At first, the university responded by seeking a judicial review. But the university eventually changed course and appointed a task force to implement the board's decision.

On Monday, UNB vice-president George MacLean said the university will hire a full-time coach, provide resources and equipment, and begin recruiting players to create a competitive varsity team for the 2018-19 season.

"There were decisions made years ago (and) I wasn't involved in those," MacLean said  "But looking at the situation now, we felt that ... looking to the future for varsity sport at UNB, this was the right way to do it."

The labour board had originally ordered the university to have a team ready for the 2017-2018 season, but MacLean said they'll need another year to ensure that it's done right.

UNB has also agreed to produce a revised gender equity policy no later than September 2017.
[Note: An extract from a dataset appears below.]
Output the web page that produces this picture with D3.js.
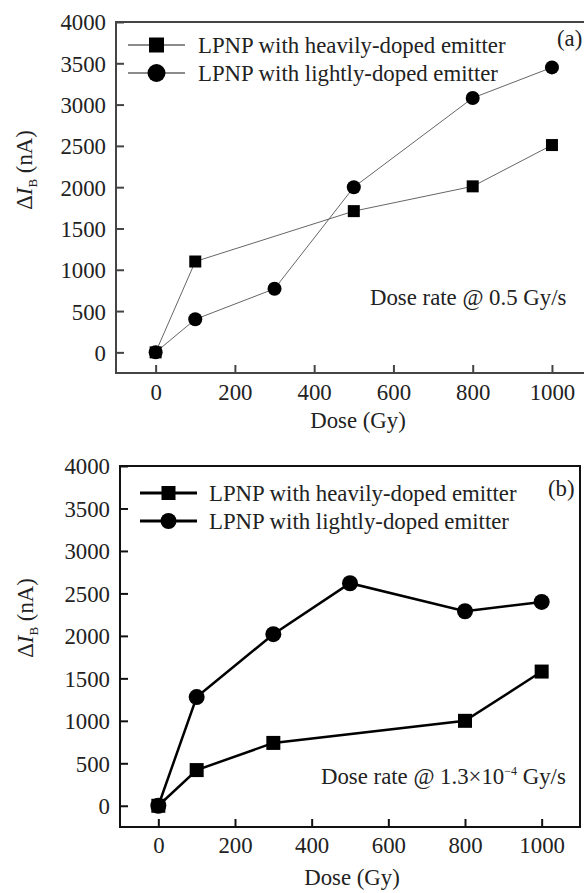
<!DOCTYPE html>
<html>
<head>
<meta charset="utf-8">
<script src="https://cdn.jsdelivr.net/npm/d3@7"></script>
<style>
  body { margin: 0; background: #fff; }
  svg { display: block; font-family: "Liberation Serif", "Times New Roman", serif; }
</style>
</head>
<body>
<svg id="chart" width="584" height="893"></svg>
<script>
// data
const doseTicks = [0, 200, 400, 600, 800, 1000];
const currentTicks = [0, 500, 1000, 1500, 2000, 2500, 3000, 3500, 4000];
const seriesNames = ["LPNP with heavily-doped emitter", "LPNP with lightly-doped emitter"];

const doseHeavyA = [0, 100, 500, 800, 1000];
const heavyA = [0, 1100, 1710, 2010, 2510];
const doseLightA = [0, 100, 300, 500, 800, 1000];
const lightA = [0, 400, 770, 2000, 3080, 3450];

const doseHeavyB = [0, 100, 300, 800, 1000];
const heavyB = [0, 420, 740, 1000, 1580];
const doseLightB = [0, 100, 300, 500, 800, 1000];
const lightB = [0, 1280, 2020, 2620, 2290, 2400];

const FS = 22.8;
const svg = d3.select("#chart");

function drawPanel(p) {
    const x = d3.scaleLinear().domain([-100, 1100]).range([p.left, p.right]);
    const y = d3.scaleLinear().domain([-250, 4000]).range([p.bottom, p.top]);
    const g = svg.append("g");

    // frame
    g.append("rect")
        .attr("x", p.left).attr("y", p.top)
        .attr("width", p.right - p.left).attr("height", p.bottom - p.top)
        .attr("fill", "none").attr("stroke", p.axisColor).attr("stroke-width", 2);

    // inward ticks
    const xAxis = d3.axisBottom(x).tickValues(doseTicks).tickSize(-8).tickPadding(10).tickFormat(d3.format("d"));
    const yAxis = d3.axisLeft(y).tickValues(currentTicks).tickSize(-8).tickPadding(10).tickFormat(d3.format("d"));

    const gx = g.append("g").attr("transform", `translate(0,${p.bottom})`).call(xAxis);
    const gy = g.append("g").attr("transform", `translate(${p.left},0)`).call(yAxis);
    [gx, gy].forEach(a => {
        a.select(".domain").remove();
        a.selectAll(".tick line").attr("stroke", p.axisColor).attr("stroke-width", 2);
        a.selectAll(".tick text").attr("fill", "#222").attr("font-size", FS).attr("font-family", "Liberation Serif");
    });
    gx.selectAll(".tick text").attr("dy", null).attr("y", null)
        .attr("transform", `translate(0,${p.xLabelBase - p.bottom})`);
    gy.selectAll(".tick text").attr("x", p.yLabelRight - p.left).attr("dy", "0.35em");

    // axis titles
    g.append("text")
        .attr("x", p.xTitleX).attr("y", p.xTitleY)
        .attr("text-anchor", "middle").attr("font-size", FS).attr("fill", "#222")
        .text("Dose (Gy)");

    const yt = g.append("text")
        .attr("transform", `translate(${p.yTitleX},${p.yTitleY}) rotate(-90)`)
        .attr("text-anchor", "middle").attr("font-size", FS).attr("fill", "#222");
    yt.append("tspan").text("\u0394");
    yt.append("tspan").attr("font-style", "italic").text("I");
    yt.append("tspan").attr("font-size", 13).attr("dy", 5).text("B");
    yt.append("tspan").attr("dy", -5).text(" (nA)");

    const line = d3.line().x(d => x(d[0])).y(d => y(d[1]));
    const heavyPts = p.doseHeavy.map((d, i) => [d, p.heavy[i]]);
    const lightPts = p.doseLight.map((d, i) => [d, p.light[i]]);

    const plot = g.append("g");
    [heavyPts, lightPts].forEach(pts => {
        plot.append("path").datum(pts).attr("d", line)
            .attr("fill", "none").attr("stroke", p.lineColor).attr("stroke-width", p.lineWidth);
    });
    plot.selectAll("circle.pt").data(lightPts).join("circle")
        .attr("class", "pt")
        .attr("cx", d => x(d[0])).attr("cy", d => y(d[1])).attr("r", p.circleR).attr("fill", "#000");
    plot.selectAll("rect.pt").data(heavyPts).join("rect")
        .attr("class", "pt")
        .attr("x", d => x(d[0]) - p.sq / 2).attr("y", d => y(d[1]) - p.sq / 2)
        .attr("width", p.sq).attr("height", p.sq).attr("fill", "#000");

    // legend
    const lg = g.append("g");
    seriesNames.forEach((name, i) => {
        const ly = p.legendY[i];
        lg.append("line")
            .attr("x1", p.legendX0).attr("x2", p.legendX1).attr("y1", ly).attr("y2", ly)
            .attr("stroke", p.lineColor).attr("stroke-width", p.lineWidth + 0.5);
        const cx = (p.legendX0 + p.legendX1) / 2;
        if (i === 0) {
            lg.append("rect").attr("x", cx - p.legendSq / 2).attr("y", ly - p.legendSq / 2)
                .attr("width", p.legendSq).attr("height", p.legendSq).attr("fill", "#000");
        } else {
            lg.append("circle").attr("cx", cx).attr("cy", ly).attr("r", p.legendR).attr("fill", "#000");
        }
        lg.append("text")
            .attr("x", p.legendTextX).attr("y", ly).attr("dy", "0.35em")
            .attr("font-size", FS).attr("fill", "#222").text(name);
    });

    g.append("text")
        .attr("x", p.tagX).attr("y", p.tagY).attr("dy", "0.35em")
        .attr("font-size", FS).attr("fill", "#222").text(p.tag);

    const rate = g.append("text")
        .attr("x", p.rateX).attr("y", p.rateY)
        .attr("font-size", FS).attr("fill", "#222");
    p.rateParts(rate);
}

drawPanel({
    left: 116, right: 591.6, top: 22, bottom: 373,
    axisColor: "#444", lineColor: "#666", lineWidth: 1,
    sq: 12, circleR: 7, legendSq: 15, legendR: 9,
    doseHeavy: doseHeavyA, heavy: heavyA, doseLight: doseLightA, light: lightA,
    xLabelBase: 400, yLabelRight: 106,
    xTitleX: 358, xTitleY: 428, yTitleX: 32, yTitleY: 170,
    legendX0: 128, legendX1: 185, legendY: [45, 73], legendTextX: 198,
    tag: "(a)", tagX: 557, tagY: 38,
    rateX: 370, rateY: 305,
    rateParts: t => t.text("Dose rate @ 0.5 Gy/s")
});

drawPanel({
    left: 120, right: 580, top: 466, bottom: 827,
    axisColor: "#111", lineColor: "#000", lineWidth: 2.5,
    sq: 14, circleR: 8, legendSq: 14, legendR: 8,
    doseHeavy: doseHeavyB, heavy: heavyB, doseLight: doseLightB, light: lightB,
    xLabelBase: 853, yLabelRight: 110,
    xTitleX: 352, xTitleY: 885, yTitleX: 33, yTitleY: 618,
    legendX0: 140, legendX1: 197, legendY: [493, 521], legendTextX: 209,
    tag: "(b)", tagX: 548, tagY: 488,
    rateX: 321, rateY: 784,
    rateParts: t => {
        t.append("tspan").text("Dose rate @ 1.3\u00d710");
        t.append("tspan").attr("font-size", 12).attr("dy", -9).text("\u22124");
        t.append("tspan").attr("dy", 9).text(" Gy/s");
    }
});
</script>
</body>
</html>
"We've had some consultations with experts in the field who have recommended areas where we might look in order to build equity, to be really forward looking in terms of our equity policy," MacLean said.

Both MacLean and Dooley said they expect that a women's varsity hockey team will help with student recruitment.

"I had a great academic experience at UNB and I'm really pleased that this opportunity will be available to pursue both athletics and academics for female hockey players," Dooley said from St. John's, N.L., where she now lives.

Dooley has a year of playing eligibility, but she said a lot has changed since 2008, and she doesn't know if she would try out for the team again.

However, when the puck drops for the first game in 2018, Dooley said she'll be there to watch.

"I'm very hopeful that the support for me will translate into a lot of support for this team because it is so important for the success of these teams that there is support from the community as well."